# ✈️ Flight Delay Prediction Using PySpark and Google Cloud

This notebook demonstrates an end-to-end big data pipeline for predicting flight delays using PySpark on Google Cloud Platform (GCP). The dataset used contains millions of airline records from the Bureau of Transportation Statistics.


In [None]:

from pyspark.sql import SparkSession
from pyspark.ml.feature import StringIndexer, VectorAssembler, StandardScaler
from pyspark.ml.classification import LogisticRegression
from pyspark.ml import Pipeline
from pyspark.ml.evaluation import BinaryClassificationEvaluator
from pyspark.sql.functions import col, when


In [None]:

spark = SparkSession.builder.appName("FlightDelayPrediction").getOrCreate()


In [None]:

# Replace with your GCS path
data = spark.read.csv("gs://your-bucket/airline_data.csv", header=True, inferSchema=True)
data.printSchema()
data.show(5)


In [None]:

# Create binary target variable
data = data.withColumn("IsDelayed", when(col("ArrDelay") > 15, 1).otherwise(0))

# Select relevant columns
columns = ["Carrier", "DepTime", "Distance", "DayOfWeek"]
data = data.select(columns + ["IsDelayed"]).dropna()


In [None]:

# Convert DepTime to hour
data = data.withColumn("DepHour", (col("DepTime") / 100).cast("int")).drop("DepTime")
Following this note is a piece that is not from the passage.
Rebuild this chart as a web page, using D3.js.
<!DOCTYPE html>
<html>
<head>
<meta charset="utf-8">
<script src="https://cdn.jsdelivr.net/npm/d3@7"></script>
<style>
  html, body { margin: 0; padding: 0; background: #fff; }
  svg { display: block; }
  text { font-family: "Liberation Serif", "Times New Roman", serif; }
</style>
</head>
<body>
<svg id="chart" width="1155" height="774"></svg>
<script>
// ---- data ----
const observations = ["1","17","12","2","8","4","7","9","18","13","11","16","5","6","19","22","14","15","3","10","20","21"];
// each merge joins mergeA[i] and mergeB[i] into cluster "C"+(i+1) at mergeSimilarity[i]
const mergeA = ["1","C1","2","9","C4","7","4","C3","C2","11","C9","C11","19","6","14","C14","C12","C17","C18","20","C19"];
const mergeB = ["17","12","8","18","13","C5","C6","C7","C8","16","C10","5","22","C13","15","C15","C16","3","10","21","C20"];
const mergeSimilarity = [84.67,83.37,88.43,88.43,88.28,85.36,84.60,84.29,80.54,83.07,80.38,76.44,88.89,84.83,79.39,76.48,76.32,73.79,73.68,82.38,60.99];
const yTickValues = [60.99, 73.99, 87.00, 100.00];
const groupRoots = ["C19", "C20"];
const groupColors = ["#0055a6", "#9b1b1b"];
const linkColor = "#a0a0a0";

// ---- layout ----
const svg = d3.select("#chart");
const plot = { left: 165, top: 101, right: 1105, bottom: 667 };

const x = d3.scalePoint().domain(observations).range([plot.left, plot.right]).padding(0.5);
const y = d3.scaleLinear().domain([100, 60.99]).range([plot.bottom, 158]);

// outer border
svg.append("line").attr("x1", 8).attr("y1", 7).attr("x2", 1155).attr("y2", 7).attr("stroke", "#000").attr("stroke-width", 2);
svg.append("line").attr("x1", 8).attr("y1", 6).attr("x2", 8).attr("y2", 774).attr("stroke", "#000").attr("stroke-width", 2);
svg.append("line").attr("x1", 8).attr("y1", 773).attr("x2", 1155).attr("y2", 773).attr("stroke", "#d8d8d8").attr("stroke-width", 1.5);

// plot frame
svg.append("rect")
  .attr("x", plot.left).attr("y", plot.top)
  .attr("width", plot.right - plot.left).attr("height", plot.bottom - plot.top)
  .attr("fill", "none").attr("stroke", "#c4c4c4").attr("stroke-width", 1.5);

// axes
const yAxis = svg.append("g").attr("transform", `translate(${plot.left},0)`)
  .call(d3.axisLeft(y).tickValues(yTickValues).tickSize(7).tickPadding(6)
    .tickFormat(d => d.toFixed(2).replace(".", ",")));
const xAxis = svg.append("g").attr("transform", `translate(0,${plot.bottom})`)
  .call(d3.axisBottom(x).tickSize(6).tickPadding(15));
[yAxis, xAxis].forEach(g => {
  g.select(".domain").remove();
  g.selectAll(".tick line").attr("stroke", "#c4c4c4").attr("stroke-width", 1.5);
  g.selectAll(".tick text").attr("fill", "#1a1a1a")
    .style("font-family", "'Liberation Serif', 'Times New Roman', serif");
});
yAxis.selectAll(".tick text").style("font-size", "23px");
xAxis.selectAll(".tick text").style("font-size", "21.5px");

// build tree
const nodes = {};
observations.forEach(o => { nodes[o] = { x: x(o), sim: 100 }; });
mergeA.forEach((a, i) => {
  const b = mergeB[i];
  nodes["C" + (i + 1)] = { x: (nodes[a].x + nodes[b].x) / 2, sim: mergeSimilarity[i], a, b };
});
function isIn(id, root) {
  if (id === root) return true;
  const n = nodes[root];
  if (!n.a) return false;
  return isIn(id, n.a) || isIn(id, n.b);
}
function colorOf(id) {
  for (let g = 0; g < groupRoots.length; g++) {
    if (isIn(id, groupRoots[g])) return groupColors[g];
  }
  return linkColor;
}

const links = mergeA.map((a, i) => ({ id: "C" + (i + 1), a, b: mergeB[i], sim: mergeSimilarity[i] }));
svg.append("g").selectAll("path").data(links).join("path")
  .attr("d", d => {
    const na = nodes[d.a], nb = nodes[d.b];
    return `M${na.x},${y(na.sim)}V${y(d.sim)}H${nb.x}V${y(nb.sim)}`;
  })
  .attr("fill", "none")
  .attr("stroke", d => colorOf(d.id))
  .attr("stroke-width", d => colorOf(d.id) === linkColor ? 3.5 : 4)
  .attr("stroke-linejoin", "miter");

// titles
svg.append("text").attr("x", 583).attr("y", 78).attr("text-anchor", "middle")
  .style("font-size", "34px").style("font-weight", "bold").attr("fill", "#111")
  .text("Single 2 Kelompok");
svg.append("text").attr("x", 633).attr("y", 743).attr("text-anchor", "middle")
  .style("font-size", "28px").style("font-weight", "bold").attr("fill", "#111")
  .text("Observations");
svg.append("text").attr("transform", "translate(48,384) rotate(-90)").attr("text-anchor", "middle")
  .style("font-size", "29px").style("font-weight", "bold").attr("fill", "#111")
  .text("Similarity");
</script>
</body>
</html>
# StringIndexer for categorical features
carrier_indexer = StringIndexer(inputCol="Carrier", outputCol="CarrierIndexed")

# Assemble features
assembler = VectorAssembler(
    inputCols=["CarrierIndexed", "DepHour", "Distance", "DayOfWeek"],
    outputCol="features_raw"
)

# Scale features
scaler = StandardScaler(inputCol="features_raw", outputCol="features")
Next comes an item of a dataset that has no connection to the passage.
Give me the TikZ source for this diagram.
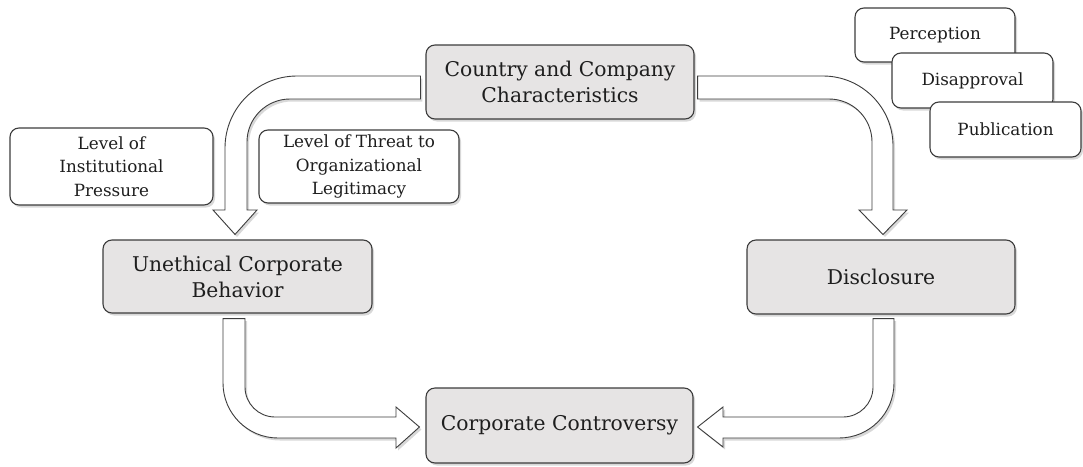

# Logistic Regression Model
lr = LogisticRegression(labelCol="IsDelayed", featuresCol="features")

# Pipeline
pipeline = Pipeline(stages=[carrier_indexer, assembler, scaler, lr])


In [None]:

train_data, test_data = data.randomSplit([0.8, 0.2], seed=42)
model = pipeline.fit(train_data)
predictions = model.transform(test_data)


In [None]:

evaluator = BinaryClassificationEvaluator(labelCol="IsDelayed")
accuracy = evaluator.evaluate(predictions)
print(f"Test ROC-AUC: {accuracy:.4f}")



## ✅ Conclusion

- Successfully built a distributed logistic regression pipeline using PySpark and GCP
- Achieved solid ROC-AUC score using basic airline features
- Project demonstrates practical use of cloud-scale data engineering and ML

Further improvements could include trying other models (Random Forest, GBT) or tuning hyperparameters.